2月、3月のバレンタインデーやホワイトデー、卒業や退職や移転、また、5月の母の日やバースデーなどのギフト、それに加えて、おうち時間の増加による自分へのギフトとしても、鉢植えのギフトローズが最近人気を集めています。
私も、ホームセンターに行った際、お洒落なラッピングに包まれ、花が綺麗に咲いていたコンパクトな鉢植えのギフトローズを、一つ自分用に買って帰りました。
鉢植えギフトローズは、一番きれいな時に販売されていることが多く、生き物ですから、次第に花は枯れて、葉は茶色くなったり落葉します。
今回は、花を楽しんだ後の、鉢植えギフトローズの簡単な管理方法をご紹介します。

バラの品種名は記されておらず、名前が解らないのは残念でしたが、ダークな濃緑色の葉に、オレンジの花色がマッチし、モダンな印象です。
株は小さく、花はミニバラとフロリバンダの中間のパティオローズのような大きさです。このような鉢植えギフトローズが家にやってきたら、まずは、ラッピングを外し、鉢が小さい場合が多いので、毎日水やりをし、なるべく日光が当たる場所に置いてあげましょう。

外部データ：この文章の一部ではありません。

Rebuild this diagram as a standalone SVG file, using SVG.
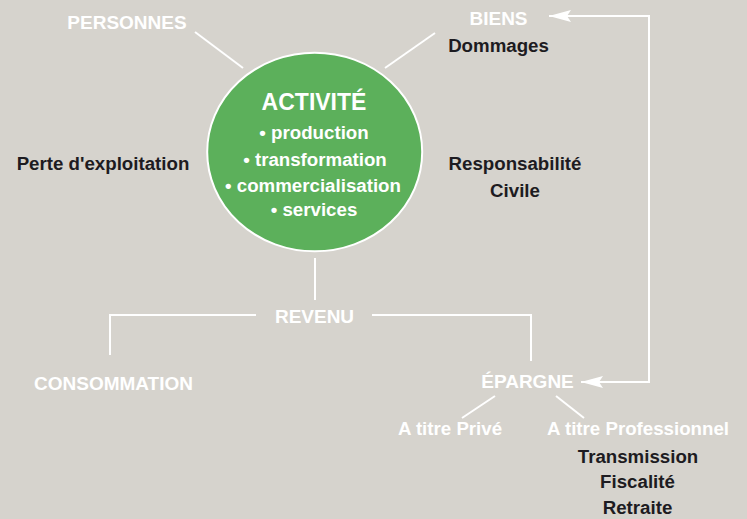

現在、花はほとんど終わり、葉はまだ茂っている状態です。株元を見ると、1株ではなく挿し木が6本ほど植栽されていることが分かります。
鉢が小さく、このままだと根詰まりを起こしたり、またウォータースペースが少ないため、バラが育ちにくく、弱ってしまうかもしれません。
きっと四季咲き性のバラだと思いますので、一回り大きな鉢に植え替え、肥料や水を与えることで、また次の花を咲かせたいと思います。
*挿し木を1本ずつ鉢に分ける作業は、冬の休眠期に行います。
ギフトローズの植え替えの方法
<用意するもの>バラの用土と肥料(肥料は元肥用で、根に触れても安心なものに限ります)、現在植わっている鉢より一回り大きい鉢、鉢底石、鉢底用ネット


鉢底にネットを敷き、鉢底用の土を入れ、その上にバラの用土とバラの肥料を適量入れます。

用土と肥料を軽く混ぜ合わせておきます。

植え替え時には、咲き残っていた花や枯れ葉を取り除き、枝を少し詰めて整えておきましょう。

根鉢を崩さないように、引っ張って抜くのではなく、鉢を逆さにしてからやさしく抜き取ります。

根鉢を崩さずに、元の鉢より一回り大きな鉢に植え付けます。
なお、鉢植えの場合は、いきなり大きすぎる鉢に植え付けず、徐々に鉢を大きくしていくほうが生育がよく、花付きもよくなります。

植え付け後、株元にたっぷりと水を与えます。屋外に置き、雨天以外には水を与えましょう。

このように少しの手間で、バラは、また暮らしに癒やしや潤いをもたらしてくれるはずです。